#### Requirement
Both boundary lines count: repeat, exactly and alone, the lines from the one containing "Give me the" to the one containing "const fmt = v", with pictures left out.
--
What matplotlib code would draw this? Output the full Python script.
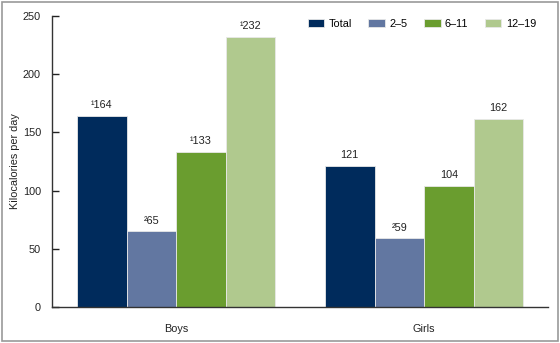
import numpy as np
import matplotlib.pyplot as plt
from matplotlib.patches import Rectangle

plt.rcParams['font.family'] = ['Liberation Sans', 'DejaVu Sans']

groups = ['Boys', 'Girls']
series = ['Total', '2–5', '6–11', '12–19']
total = [164, 121]
age_2_5 = [65, 59]
age_6_11 = [133, 104]
age_12_19 = [232, 162]
labels_total = ['¹164', '121']
labels_2_5 = ['²65', '²59']
labels_6_11 = ['¹133', '104']
labels_12_19 = ['¹232', '162']

colors = ['#002B5C', '#6277A1', '#6A9D2F', '#B0C98E']
values = [total, age_2_5, age_6_11, age_12_19]
labels = [labels_total, labels_2_5, labels_6_11, labels_12_19]

fig = plt.figure(figsize=(5.6, 3.43), dpi=100)
ax = fig.add_axes([0.093, 0.105, 0.886, 0.848])

x = np.arange(len(groups))
w = 0.2
for i, (name, vals, labs) in enumerate(zip(series, values, labels)):
    pos = x + (i - 1.5) * w
    ax.bar(pos, vals, width=w, color=colors[i], edgecolor='#e8e8e8', linewidth=0.6, label=name)
    for p, v, t in zip(pos, vals, labs):
        ax.text(p, v + 5, t, ha='center', va='bottom', fontsize=7.8, color='#222222')

ax.set_xlim(-0.5, 1.5)
ax.set_ylim(0, 250)
ax.set_yticks(range(0, 251, 50))
ax.set_xticks(x)
ax.set_xticklabels(groups)
ax.tick_params(axis='x', length=0, pad=12, labelsize=7.8, colors='#222222')
ax.tick_params(axis='y', direction='in', length=5, width=1, labelsize=7.8, colors='#222222', pad=8)
ax.set_ylabel('Kilocalories per day', fontsize=7.8, color='#222222', labelpad=2)
for s in ['top', 'right']:
    ax.spines[s].set_visible(False)
for s in ['left', 'bottom']:
    ax.spines[s].set_color('#333333')
    ax.spines[s].set_linewidth(1)

ax.legend(loc='upper right', bbox_to_anchor=(0.995, 1.025), ncol=4, frameon=False, fontsize=7.8,
          handlelength=1.55, handleheight=0.8, columnspacing=1.5, handletextpad=0.4)

fig.patches.append(Rectangle((0.004, 0.006), 0.992, 0.988, transform=fig.transFigure,
                             fill=False, edgecolor='#999999', linewidth=1.2))

fig.savefig('out.png', dpi=100)
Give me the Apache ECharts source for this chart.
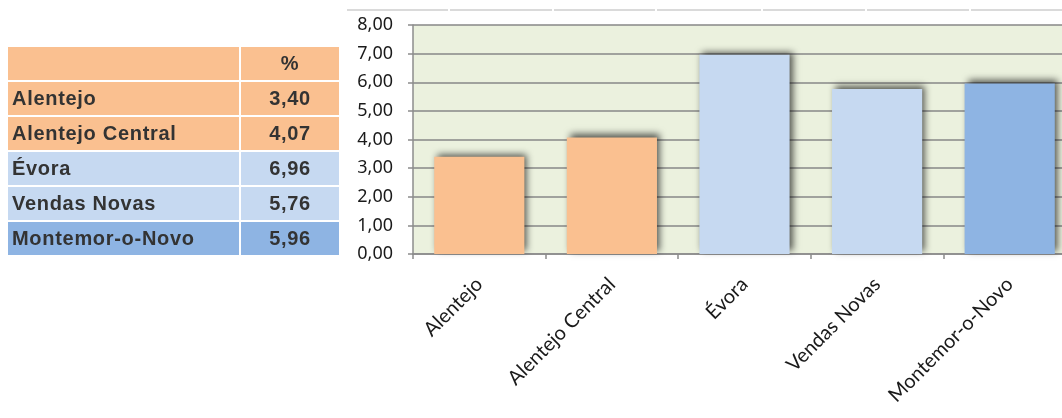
<!DOCTYPE html>
<html>
<head>
<meta charset="utf-8">
<script src="https://cdn.jsdelivr.net/npm/echarts@6/dist/echarts.min.js"></script>
<style>
html,body{margin:0;padding:0;background:#fff;}
#wrap{position:relative;width:1062px;height:418px;overflow:hidden;}
#chart{position:absolute;left:0;top:0;width:1090px;height:418px;}
#tbl{position:absolute;left:8px;top:47px;width:331px;display:grid;grid-template-columns:231px 98px;grid-auto-rows:33px;gap:2px;font-family:"Liberation Sans",Arial,sans-serif;font-weight:bold;font-size:20px;letter-spacing:0.7px;color:#333;}
#tbl div{display:flex;align-items:center;}
#tbl .n{padding-left:4px;}
#tbl .v{justify-content:center;}
</style>
</head>
<body>
<div id="wrap">
<div id="chart"></div>
<div id="tbl"></div>
</div>
<script>
const categories = ['Alentejo', 'Alentejo Central', 'Évora', 'Vendas Novas', 'Montemor-o-Novo'];
const values = [3.40, 4.07, 6.96, 5.76, 5.96];
const headerLabel = '%';
const barColors = ['#FAC090', '#FAC090', '#C6D9F1', '#C6D9F1', '#8EB4E3'];

const fmt = v => v.toFixed(2).replace('.', ',');

// table
const tbl = document.getElementById('tbl');
function cell(text, cls, color) {
  const d = document.createElement('div');
  d.className = cls;
  d.style.background = color;
  d.textContent = text;
  tbl.appendChild(d);
}
cell('', 'n', '#FAC090');
cell(headerLabel, 'v', '#FAC090');
categories.forEach((c, i) => {
  cell(c, 'n', barColors[i]);
  cell(fmt(values[i]), 'v', barColors[i]);
});

// decorative sheet lines at top
const segs = [[347,448],[450,552],[554,655],[657,761],[763,865],[867,969],[971,1090]];
const chart = echarts.init(document.getElementById('chart'));
chart.setOption({
  animation: false,
  graphic: segs.map(s => ({
    type: 'line', shape: {x1: s[0], y1: 10, x2: s[1], y2: 10},
    style: {stroke: '#DADADA', lineWidth: 2}, silent: true
  })),
  grid: {
    left: 413, top: 25, bottom: 164, right: 14,
    show: true, backgroundColor: '#EBF1DE', borderWidth: 0,
    containLabel: false
  },
  xAxis: {
    type: 'category',
    data: categories,
    axisLine: {lineStyle: {color: '#8C8C8C', width: 1.5}},
    axisTick: {show: true, length: 5, lineStyle: {color: '#8C8C8C', width: 1.5}},
    axisLabel: {
      rotate: 45, margin: 27, interval: 0,
      color: '#1a1a1a', fontFamily: 'Lato', fontSize: 20
    }
  },
  yAxis: {
    type: 'value', min: 0, max: 8, interval: 1,
    axisLine: {show: true, lineStyle: {color: '#8C8C8C', width: 1.5}},
    axisTick: {show: true, length: 5, lineStyle: {color: '#8C8C8C', width: 1.5}},
    splitLine: {lineStyle: {color: '#878787', width: 1.5}},
    axisLabel: {
      formatter: v => fmt(v), margin: 20,
      color: '#1a1a1a', fontFamily: 'Noto Sans', fontSize: 18
    }
  },
  series: [{
    type: 'bar',
    barCategoryGap: '32%',
    data: values.map((v, i) => ({
      value: v,
      itemStyle: {
        color: barColors[i],
        shadowColor: 'rgba(0,0,0,0.65)', shadowBlur: 7,
        shadowOffsetX: 3, shadowOffsetY: -3
      }
    }))
  }]
});
</script>
</body>
</html>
--
#### Full answer
Give me the Apache ECharts source for this chart.
<!DOCTYPE html>
<html>
<head>
<meta charset="utf-8">
<script src="https://cdn.jsdelivr.net/npm/echarts@6/dist/echarts.min.js"></script>
<style>
html,body{margin:0;padding:0;background:#fff;}
#wrap{position:relative;width:1062px;height:418px;overflow:hidden;}
#chart{position:absolute;left:0;top:0;width:1090px;height:418px;}
#tbl{position:absolute;left:8px;top:47px;width:331px;display:grid;grid-template-columns:231px 98px;grid-auto-rows:33px;gap:2px;font-family:"Liberation Sans",Arial,sans-serif;font-weight:bold;font-size:20px;letter-spacing:0.7px;color:#333;}
#tbl div{display:flex;align-items:center;}
#tbl .n{padding-left:4px;}
#tbl .v{justify-content:center;}
</style>
</head>
<body>
<div id="wrap">
<div id="chart"></div>
<div id="tbl"></div>
</div>
<script>
const categories = ['Alentejo', 'Alentejo Central', 'Évora', 'Vendas Novas', 'Montemor-o-Novo'];
const values = [3.40, 4.07, 6.96, 5.76, 5.96];
const headerLabel = '%';
const barColors = ['#FAC090', '#FAC090', '#C6D9F1', '#C6D9F1', '#8EB4E3'];

const fmt = v => v.toFixed(2).replace('.', ',');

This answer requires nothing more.